*Task requirements*
Retype, exactly as they stand, the lines from the start of the data to the line that contains "plt.rcParams['mathtext.default'] = 'regular'", both ends included. Leave the pictures out.
◇ ◇ ◇
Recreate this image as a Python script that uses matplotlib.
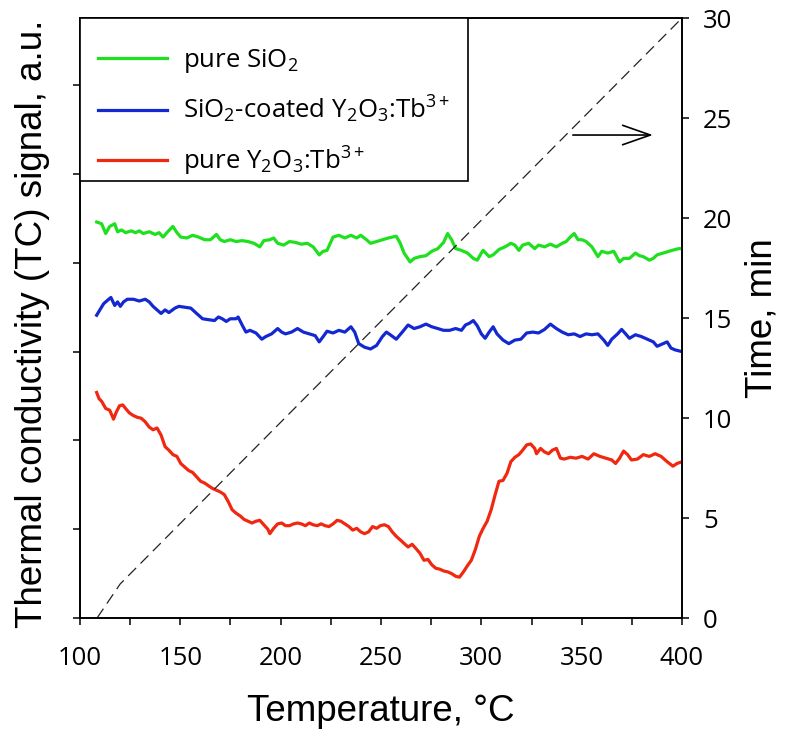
import matplotlib
matplotlib.use('Agg')
import matplotlib.pyplot as plt
from matplotlib.ticker import MultipleLocator
from matplotlib.font_manager import FontProperties
from matplotlib.path import Path

plt.rcParams['mathtext.fontset'] = 'custom'
plt.rcParams['mathtext.rm'] = 'Open Sans'
plt.rcParams['mathtext.it'] = 'Open Sans:italic'
plt.rcParams['mathtext.bf'] = 'Open Sans:bold'
plt.rcParams['mathtext.default'] = 'regular'

# ---------------- data ----------------
T_sio2 = [108.3, 110.8, 112.8, 114.8, 117.3, 118.7, 120.7, 122.7, 125.6, 127.6,
          129.6, 131.5, 134.5, 137.4, 139.4, 141.4, 143.7, 146.3, 148.3, 150.2,
          153.2, 156.1, 159.1, 162.1, 165.0, 168.0, 169.9, 171.9, 174.9, 177.8,
          180.8, 183.7, 186.7, 189.6, 191.6, 194.6, 196.5, 198.5, 201.5, 204.4,
          207.4, 210.3, 213.3, 216.2, 219.2, 221.2, 223.1, 226.1, 229.0, 232.0,
          235.0, 237.9, 239.9, 242.8, 244.8, 247.8, 250.7, 253.7, 257.6, 259.6,
          261.5, 264.5, 266.5, 269.4, 272.4, 275.3, 278.3, 281.2, 283.2, 285.2,
          287.2, 290.1, 293.1, 296.0, 298.0, 300.0, 300.9, 303.9, 305.9, 308.8,
          311.8, 314.7, 316.7, 318.7, 320.6, 323.6, 326.6, 328.5, 331.5, 334.4,
          337.4, 340.3, 342.3, 344.3, 346.3, 348.2, 350.2, 352.2, 355.1, 358.1,
          360.0, 363.0, 366.0, 368.9, 370.9, 373.8, 376.8, 378.8, 380.7, 383.7,
          385.7, 387.6, 390.6, 393.5, 396.5, 398.5, 400.0]
S_sio2 = [4.46, 4.44, 4.33, 4.41, 4.44, 4.35, 4.37, 4.34, 4.36, 4.34,
          4.36, 4.33, 4.35, 4.32, 4.34, 4.29, 4.35, 4.41, 4.34, 4.29,
          4.28, 4.31, 4.29, 4.26, 4.26, 4.32, 4.26, 4.24, 4.26, 4.24,
          4.25, 4.24, 4.22, 4.18, 4.25, 4.26, 4.28, 4.22, 4.20, 4.24,
          4.23, 4.21, 4.22, 4.18, 4.09, 4.13, 4.14, 4.29, 4.31, 4.28,
          4.31, 4.28, 4.31, 4.26, 4.22, 4.24, 4.26, 4.28, 4.30, 4.22,
          4.11, 4.01, 4.05, 4.07, 4.08, 4.13, 4.16, 4.23, 4.33, 4.26,
          4.16, 4.14, 4.11, 4.05, 4.03, 4.11, 4.14, 4.07, 4.09, 4.15,
          4.18, 4.22, 4.20, 4.14, 4.20, 4.22, 4.16, 4.20, 4.18, 4.21,
          4.18, 4.22, 4.24, 4.29, 4.33, 4.26, 4.26, 4.24, 4.18, 4.07,
          4.13, 4.11, 4.13, 4.01, 4.05, 4.05, 4.11, 4.08, 4.07, 4.03,
          4.05, 4.09, 4.11, 4.13, 4.15, 4.16, 4.16]

T_coated = [108.3, 109.9, 111.8, 113.8, 115.4, 117.3, 118.7, 120.1, 121.7, 123.6,
            126.6, 129.6, 132.5, 134.5, 136.4, 138.4, 140.4, 142.4, 144.3, 147.3,
            149.3, 152.2, 155.2, 158.1, 161.1, 164.0, 167.0, 169.0, 170.9, 172.9,
            174.9, 177.8, 178.8, 180.8, 182.7, 184.7, 187.7, 190.6, 192.6, 195.5,
            198.5, 200.5, 202.4, 205.4, 208.4, 211.3, 214.3, 217.2, 219.2, 221.2,
            223.1, 226.1, 229.0, 232.0, 235.0, 236.9, 238.9, 241.8, 244.8, 247.8,
            250.7, 252.7, 254.6, 257.6, 260.6, 263.5, 266.5, 269.4, 272.4, 275.3,
            278.3, 281.2, 284.2, 287.2, 290.1, 292.1, 294.1, 296.0, 298.0, 300.0,
            301.9, 303.9, 305.9, 307.8, 310.8, 313.7, 316.7, 319.7, 322.6, 325.6,
            328.5, 331.5, 334.4, 337.4, 340.3, 343.3, 346.3, 349.2, 352.2, 355.1,
            358.1, 361.0, 363.0, 365.0, 367.9, 369.9, 371.9, 373.8, 376.8, 379.7,
            382.7, 385.7, 387.6, 390.6, 392.6, 394.5, 396.5, 400.0]
S_coated = [3.41, 3.47, 3.54, 3.58, 3.61, 3.52, 3.56, 3.51, 3.56, 3.59,
            3.59, 3.57, 3.59, 3.56, 3.51, 3.47, 3.43, 3.47, 3.44, 3.49,
            3.51, 3.50, 3.49, 3.43, 3.37, 3.36, 3.35, 3.39, 3.37, 3.34,
            3.37, 3.37, 3.39, 3.30, 3.22, 3.24, 3.21, 3.14, 3.17, 3.20,
            3.26, 3.22, 3.20, 3.22, 3.26, 3.22, 3.20, 3.18, 3.11, 3.17,
            3.23, 3.21, 3.24, 3.22, 3.28, 3.22, 3.09, 3.05, 3.03, 3.07,
            3.17, 3.22, 3.19, 3.14, 3.22, 3.30, 3.26, 3.28, 3.31, 3.28,
            3.26, 3.24, 3.24, 3.26, 3.24, 3.30, 3.32, 3.35, 3.29, 3.20,
            3.15, 3.22, 3.28, 3.20, 3.13, 3.09, 3.13, 3.14, 3.21, 3.22,
            3.21, 3.25, 3.31, 3.26, 3.22, 3.19, 3.20, 3.17, 3.20, 3.19,
            3.20, 3.13, 3.07, 3.14, 3.20, 3.25, 3.20, 3.15, 3.19, 3.17,
            3.14, 3.11, 3.06, 3.09, 3.11, 3.04, 3.02, 3.00]

T_y2o3 = [108.3, 109.5, 110.8, 112.8, 114.8, 116.7, 118.1, 119.7, 121.3, 122.7,
          124.6, 126.6, 128.6, 130.5, 132.5, 134.5, 136.4, 138.4, 140.4, 142.4,
          144.3, 146.3, 148.3, 150.2, 152.2, 154.2, 156.1, 158.1, 160.1, 162.1,
          164.0, 166.0, 168.0, 169.9, 171.9, 173.9, 175.8, 177.8, 179.8, 181.8,
          183.7, 185.7, 187.7, 189.6, 191.6, 193.6, 194.6, 196.5, 198.5, 200.5,
          202.4, 204.4, 206.4, 208.4, 210.3, 212.3, 214.3, 216.2, 218.2, 220.2,
          222.1, 224.1, 226.1, 228.1, 230.0, 232.0, 234.0, 235.9, 237.9, 239.9,
          241.8, 243.8, 245.8, 247.8, 249.7, 251.7, 253.7, 255.6, 257.6, 259.6,
          261.5, 263.5, 265.5, 267.5, 269.4, 271.4, 273.4, 275.3, 277.3, 279.3,
          281.2, 283.2, 285.2, 287.2, 289.1, 291.1, 293.1, 295.0, 297.0, 299.0,
          300.9, 302.9, 304.9, 306.9, 308.8, 310.8, 312.8, 314.7, 316.7, 318.7,
          320.6, 322.6, 324.6, 326.6, 327.5, 329.5, 331.5, 333.5, 335.4, 337.4,
          339.4, 341.3, 344.3, 347.2, 350.2, 353.2, 356.1, 359.1, 362.0, 365.0,
          366.9, 368.9, 370.9, 372.9, 374.8, 377.8, 380.7, 383.7, 386.6, 389.6,
          392.6, 395.5, 397.5, 400.0]
S_y2o3 = [2.54, 2.47, 2.44, 2.36, 2.34, 2.24, 2.32, 2.39, 2.40, 2.36,
          2.31, 2.28, 2.26, 2.25, 2.21, 2.15, 2.12, 2.14, 2.06, 1.93,
          1.89, 1.84, 1.82, 1.74, 1.70, 1.66, 1.64, 1.59, 1.54, 1.52,
          1.49, 1.46, 1.44, 1.42, 1.39, 1.31, 1.22, 1.18, 1.15, 1.11,
          1.09, 1.07, 1.09, 1.10, 1.05, 1.00, 0.95, 1.01, 1.06, 1.07,
          1.04, 1.04, 1.06, 1.07, 1.06, 1.04, 1.07, 1.05, 1.04, 1.06,
          1.04, 1.03, 1.06, 1.10, 1.09, 1.06, 1.03, 0.99, 1.01, 0.97,
          0.95, 0.97, 1.03, 1.01, 1.04, 1.05, 1.03, 0.97, 0.92, 0.88,
          0.84, 0.80, 0.83, 0.78, 0.73, 0.65, 0.66, 0.60, 0.56, 0.55,
          0.53, 0.52, 0.50, 0.47, 0.46, 0.52, 0.59, 0.65, 0.77, 0.92,
          1.01, 1.09, 1.22, 1.39, 1.54, 1.55, 1.63, 1.76, 1.81, 1.84,
          1.89, 1.95, 1.96, 1.91, 1.85, 1.91, 1.87, 1.85, 1.89, 1.91,
          1.80, 1.79, 1.81, 1.80, 1.82, 1.79, 1.85, 1.82, 1.80, 1.78,
          1.74, 1.80, 1.88, 1.84, 1.78, 1.79, 1.84, 1.82, 1.85, 1.82,
          1.76, 1.71, 1.74, 1.76]

# heating program (right axis)
T_time = [108.5, 120.0, 400.0]
time_min = [0.0, 1.7, 30.0]

series_labels = [r'pure SiO$_2$',
                 r'SiO$_2$-coated Y$_2$O$_3$:Tb$^{3+}$',
                 r'pure Y$_2$O$_3$:Tb$^{3+}$']
series_colors = ['#1ee01e', '#1428d2', '#f0280f']

x_ticks = [100, 150, 200, 250, 300, 350, 400]
time_ticks = [0, 5, 10, 15, 20, 25, 30]
signal_ticks = [0, 1, 2, 3, 4, 5, 6]

arrow_T = (345.6, 385.5)
arrow_time = 24.15

# ---------------- figure ----------------
fig = plt.figure(figsize=(8, 7.42), dpi=100)
ax = fig.add_axes([0.1, 0.1671, 0.7525, 0.8086])
ax2 = ax.twinx()

tick_font = FontProperties(family='Open Sans', size=18.5)
label_font = FontProperties(family='Liberation Sans', size=26.5)

handles = []
for T, S, c in zip([T_sio2, T_coated, T_y2o3], [S_sio2, S_coated, S_y2o3], series_colors):
    h, = ax.plot(T, S, color=c, lw=2.3, solid_joinstyle='round')
    handles.append(h)

ax.set_xlim(100, 400)
ax.set_ylim(0, 6.757)
ax.set_xticks(x_ticks)
ax.xaxis.set_minor_locator(MultipleLocator(25))
ax.set_yticks(signal_ticks)
ax.tick_params(axis='x', which='both', direction='out', length=5, width=1.1, pad=15)
ax.tick_params(axis='y', which='both', direction='out', length=5, width=1.1, labelleft=False)
for lab in ax.get_xticklabels():
    lab.set_fontproperties(tick_font)

ax2.plot(T_time, time_min, color='#222222', lw=0.9, dashes=(9, 5))
ax2.set_ylim(0, 30)
ax2.set_yticks(time_ticks)
ax2.tick_params(axis='y', direction='out', length=5, width=1.1, pad=10)
for lab in ax2.get_yticklabels():
    lab.set_fontproperties(tick_font)

for a in (ax, ax2):
    for sp in a.spines.values():
        sp.set_linewidth(1.2)

ax.set_xlabel('Temperature, °C', fontproperties=label_font)
ax.xaxis.set_label_coords(0.5, -0.127)
ax.set_ylabel('Thermal conductivity (TC) signal, a.u.', fontproperties=label_font)
ax.yaxis.set_label_coords(-0.05, 0.49)
ax2.set_ylabel('Time, min', fontproperties=label_font, rotation=90)
ax2.yaxis.set_label_coords(1.104, 0.5)

ax2.annotate('', xy=(arrow_T[1], arrow_time), xytext=(arrow_T[0], arrow_time),
             arrowprops=dict(arrowstyle='->,head_length=1.0,head_width=0.35',
                             lw=1.2, color='black', mutation_scale=20,
                             shrinkA=0, shrinkB=0))

# legend: contents sit a little lower; frame reaches up to the axes top
TOP_EXT = 0.43      # in units of the legend font size
BOTTOM_CUT = 0.58


def legend_frame(x0, y0, width, height, mutation_size):
    top = y0 + height + TOP_EXT * mutation_size
    bottom = y0 + BOTTOM_CUT * mutation_size
    verts = [(x0, bottom), (x0 + width, bottom), (x0 + width, top),
             (x0, top), (x0, bottom)]
    return Path(verts, closed=True)


leg = ax2.legend(handles, series_labels, loc='upper left', bbox_to_anchor=(0, 0.9817),
                 borderaxespad=0, frameon=True, fancybox=False, edgecolor='black',
                 framealpha=1, prop=FontProperties(family='Open Sans', size=18.5),
                 handlelength=2.7, handletextpad=0.6, labelspacing=0.74, borderpad=0.7)
leg.get_frame().set_linewidth(1.2)
leg.get_frame().set_boxstyle(legend_frame)

fig.savefig('out.png', dpi=100)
◇ ◇ ◇
*Final result*
Recreate this image as a Python script that uses matplotlib.
import matplotlib
matplotlib.use('Agg')
import matplotlib.pyplot as plt
from matplotlib.ticker import MultipleLocator
from matplotlib.font_manager import FontProperties
from matplotlib.path import Path

plt.rcParams['mathtext.fontset'] = 'custom'
plt.rcParams['mathtext.rm'] = 'Open Sans'
plt.rcParams['mathtext.it'] = 'Open Sans:italic'
plt.rcParams['mathtext.bf'] = 'Open Sans:bold'
plt.rcParams['mathtext.default'] = 'regular'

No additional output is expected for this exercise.